**Given information**
● ● ● ● ●
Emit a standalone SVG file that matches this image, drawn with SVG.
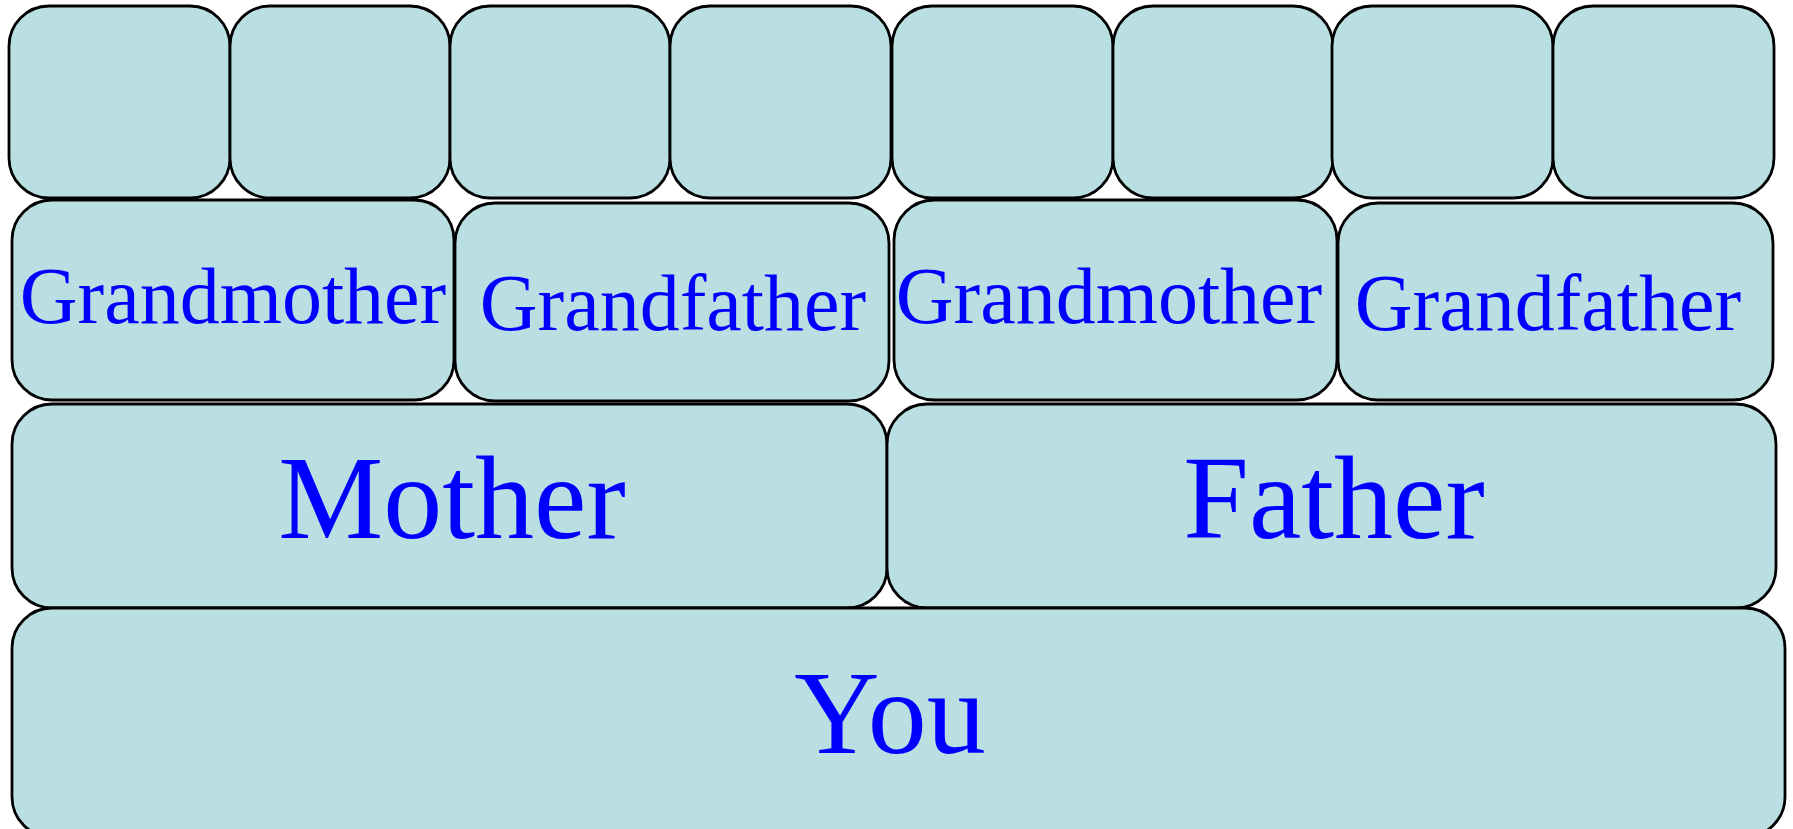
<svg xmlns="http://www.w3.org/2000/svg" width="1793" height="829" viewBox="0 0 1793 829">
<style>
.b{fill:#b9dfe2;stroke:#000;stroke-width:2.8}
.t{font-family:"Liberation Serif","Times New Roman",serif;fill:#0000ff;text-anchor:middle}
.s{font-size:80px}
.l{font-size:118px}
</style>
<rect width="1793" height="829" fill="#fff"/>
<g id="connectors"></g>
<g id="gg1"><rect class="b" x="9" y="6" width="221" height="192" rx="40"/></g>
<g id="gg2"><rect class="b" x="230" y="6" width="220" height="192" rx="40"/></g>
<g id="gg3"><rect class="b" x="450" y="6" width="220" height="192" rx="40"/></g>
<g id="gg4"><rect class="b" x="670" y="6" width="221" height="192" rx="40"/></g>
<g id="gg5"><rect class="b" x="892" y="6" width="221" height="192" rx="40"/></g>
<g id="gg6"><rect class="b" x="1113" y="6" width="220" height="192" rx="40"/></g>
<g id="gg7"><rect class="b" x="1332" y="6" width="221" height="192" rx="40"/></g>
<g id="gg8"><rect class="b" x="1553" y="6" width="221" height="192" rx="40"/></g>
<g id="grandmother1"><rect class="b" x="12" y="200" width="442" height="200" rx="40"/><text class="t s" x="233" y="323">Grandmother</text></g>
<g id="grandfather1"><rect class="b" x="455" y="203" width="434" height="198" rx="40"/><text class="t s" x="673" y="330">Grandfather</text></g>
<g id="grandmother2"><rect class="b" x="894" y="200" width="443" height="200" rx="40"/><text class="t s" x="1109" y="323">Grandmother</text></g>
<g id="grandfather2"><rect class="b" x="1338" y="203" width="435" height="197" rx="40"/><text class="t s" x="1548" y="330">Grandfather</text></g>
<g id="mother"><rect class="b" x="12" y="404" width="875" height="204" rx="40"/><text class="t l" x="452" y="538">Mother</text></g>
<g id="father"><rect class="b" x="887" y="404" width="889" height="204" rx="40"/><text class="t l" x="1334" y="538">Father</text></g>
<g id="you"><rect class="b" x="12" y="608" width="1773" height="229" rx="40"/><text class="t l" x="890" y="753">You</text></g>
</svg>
● ● ● ● ●
**Brief**
Reproduce the data above in full, exactly as it is, with the pictures left out.

**Exercise solution**
Emit a standalone SVG file that matches this image, drawn with SVG.
<svg xmlns="http://www.w3.org/2000/svg" width="1793" height="829" viewBox="0 0 1793 829">
<style>
.b{fill:#b9dfe2;stroke:#000;stroke-width:2.8}
.t{font-family:"Liberation Serif","Times New Roman",serif;fill:#0000ff;text-anchor:middle}
.s{font-size:80px}
.l{font-size:118px}
</style>
<rect width="1793" height="829" fill="#fff"/>
<g id="connectors"></g>
<g id="gg1"><rect class="b" x="9" y="6" width="221" height="192" rx="40"/></g>
<g id="gg2"><rect class="b" x="230" y="6" width="220" height="192" rx="40"/></g>
<g id="gg3"><rect class="b" x="450" y="6" width="220" height="192" rx="40"/></g>
<g id="gg4"><rect class="b" x="670" y="6" width="221" height="192" rx="40"/></g>
<g id="gg5"><rect class="b" x="892" y="6" width="221" height="192" rx="40"/></g>
<g id="gg6"><rect class="b" x="1113" y="6" width="220" height="192" rx="40"/></g>
<g id="gg7"><rect class="b" x="1332" y="6" width="221" height="192" rx="40"/></g>
<g id="gg8"><rect class="b" x="1553" y="6" width="221" height="192" rx="40"/></g>
<g id="grandmother1"><rect class="b" x="12" y="200" width="442" height="200" rx="40"/><text class="t s" x="233" y="323">Grandmother</text></g>
<g id="grandfather1"><rect class="b" x="455" y="203" width="434" height="198" rx="40"/><text class="t s" x="673" y="330">Grandfather</text></g>
<g id="grandmother2"><rect class="b" x="894" y="200" width="443" height="200" rx="40"/><text class="t s" x="1109" y="323">Grandmother</text></g>
<g id="grandfather2"><rect class="b" x="1338" y="203" width="435" height="197" rx="40"/><text class="t s" x="1548" y="330">Grandfather</text></g>
<g id="mother"><rect class="b" x="12" y="404" width="875" height="204" rx="40"/><text class="t l" x="452" y="538">Mother</text></g>
<g id="father"><rect class="b" x="887" y="404" width="889" height="204" rx="40"/><text class="t l" x="1334" y="538">Father</text></g>
<g id="you"><rect class="b" x="12" y="608" width="1773" height="229" rx="40"/><text class="t l" x="890" y="753">You</text></g>
</svg>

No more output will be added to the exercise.